Now my little obsession has reached an apotheosis: I teach very short fiction workshops as well.
I also write lyrics for little songs.
I’ve gone all-in on short, for better or worse.
It’s come to define me completely, this brevity.
Oh well.
Here are seven slim collections that do good work!
Kitchen Curse by Eka Kurniawan, translated by Annie Tucker, Benedict Anderson, Maggie Tiojakin and Tiffany Tsao
A ripe and rank collection, full of unspeakable excretions. Ruder and cruder than Beauty Is a Wound, these stories dare you to turn away in disgust, but always go to unexpected, revelatory places.
Lucky Breaks by Yevgenia Belorusets, translated by Eugene Ostashevsky
Sharp and dissonant stories that give voice to women from Ukraine’s Donbas region, whose daily lives and jobs have been upended by war. Belorusets elevates, in her own words, the “insignificant and the small, the accidental, the superfluous, the repressed” in her writing—things that avoid capture by the dominant historical narrative.

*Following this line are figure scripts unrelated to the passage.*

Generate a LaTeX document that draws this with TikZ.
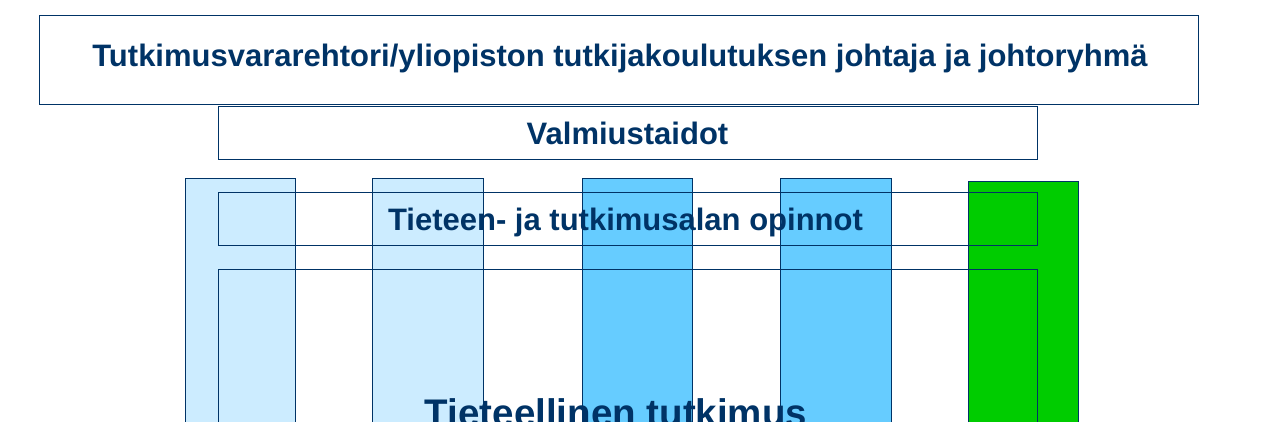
\documentclass[tikz,border=0pt]{standalone}
\usepackage{fontspec}
\setmainfont{Liberation Sans}
\definecolor{dkblue}{HTML}{003366}
\definecolor{ltblue}{HTML}{CCECFF}
\definecolor{mdblue}{HTML}{66CCFF}
\definecolor{grn}{HTML}{00CC00}
\begin{document}
\begin{tikzpicture}[x=1pt,y=-1pt,
  col/.style={draw=dkblue,line width=0.9pt},
  hbox/.style={draw=dkblue,line width=0.9pt},
  lbl/.style={text=dkblue,inner sep=0pt,anchor=base}]
\useasboundingbox (0,0) rectangle (1262,422);
\clip (0,0) rectangle (1262,422);
% columns
\filldraw[col,fill=ltblue] (185,178) rectangle (295,440);
\filldraw[col,fill=ltblue] (372,178) rectangle (483,440);
\filldraw[col,fill=mdblue] (582,178) rectangle (692,440);
\filldraw[col,fill=mdblue] (780,178) rectangle (891,440);
\filldraw[col,fill=grn] (968,181) rectangle (1078,440);
% horizontal boxes
\draw[hbox] (39,15) rectangle (1198,104);
\draw[hbox] (218,106) rectangle (1037,159);
\draw[hbox] (218,192) rectangle (1037,245);
\draw[hbox] (218,269) rectangle (1037,440);
% labels
\node[lbl,font=\fontsize{31}{33}\selectfont\bfseries] (t1) at (620,67) {Tutkimusvararehtori/yliopiston tutkijakoulutuksen johtaja ja johtoryhmä};
\node[lbl,font=\fontsize{31}{33}\selectfont\bfseries] (t2) at (627.5,145) {Valmiustaidot};
\node[lbl,font=\fontsize{31}{33}\selectfont\bfseries] (t3) at (625.5,230.5) {Tieteen- ja tutkimusalan opinnot};
\node[lbl,font=\fontsize{38.5}{40}\selectfont\bfseries] (t4) at (616,426) {Tieteellinen tutkimus};
\end{tikzpicture}
\end{document}
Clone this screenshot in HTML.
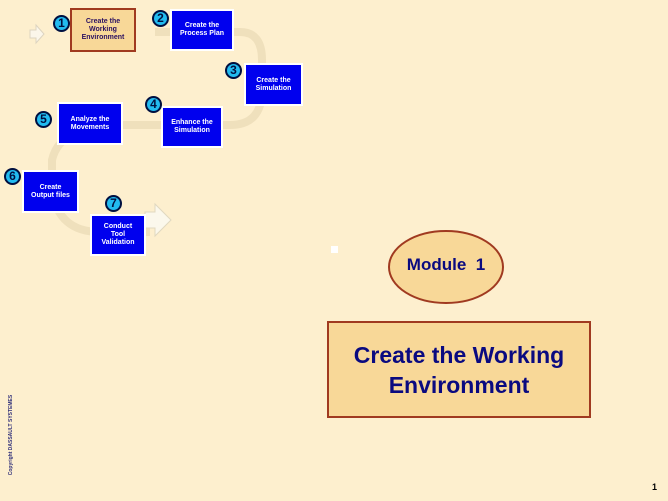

The Book of Sleep by Haytham El Wardany, translated by Robin Moger
A collection of tales, philosophical inquiries, and nighttime ruminations from the Cairo-born, Berlin-based writer that reflect on the meaning of sleep—a potentially subversive activity, El-Wardany suggests, under the twin scourges of authoritarian government and 24/7 capitalism.
Thick City by Katie Jean Shinkle
Thick City’s visceral, interconnected vignettes introduce us to a host of characters caught up in various entanglements and estrangements, absurd and weird and tender and sometimes gruesome, amounting to a queer city-symphony in miniature.
At the Bottom of the River by Jamaica Kincaid
These voice-driven pieces, which depict an Antiguan childhood full of enveloping mystery, pain, and beauty, burrow deep into the subconscious. Kincaid’s singular style commingles the plainspoken with the rhetorical, the dream and spirit with the corporeal.
The Voice Imitator by Thomas Bernhard, translated by Kenneth Northcott
A compendium of both banal and horrific anecdotes concerning social life in post-war Austria, rendered in a deadpan, just-the-facts journalistic burlesque. For a brilliant contemporary riff on this book, check out Gabriel Blackwell’s Correction, which lays bare the American predicament with ruthless precision.
Nights as Day, Days as Night by Michel Leiris, translated by Richard Sieburth
An awesome anthology (spanning 1923–1961) of the author’s dreams, offered without analysis or explanation, written with frightening intimacy and a wonderfully detached style.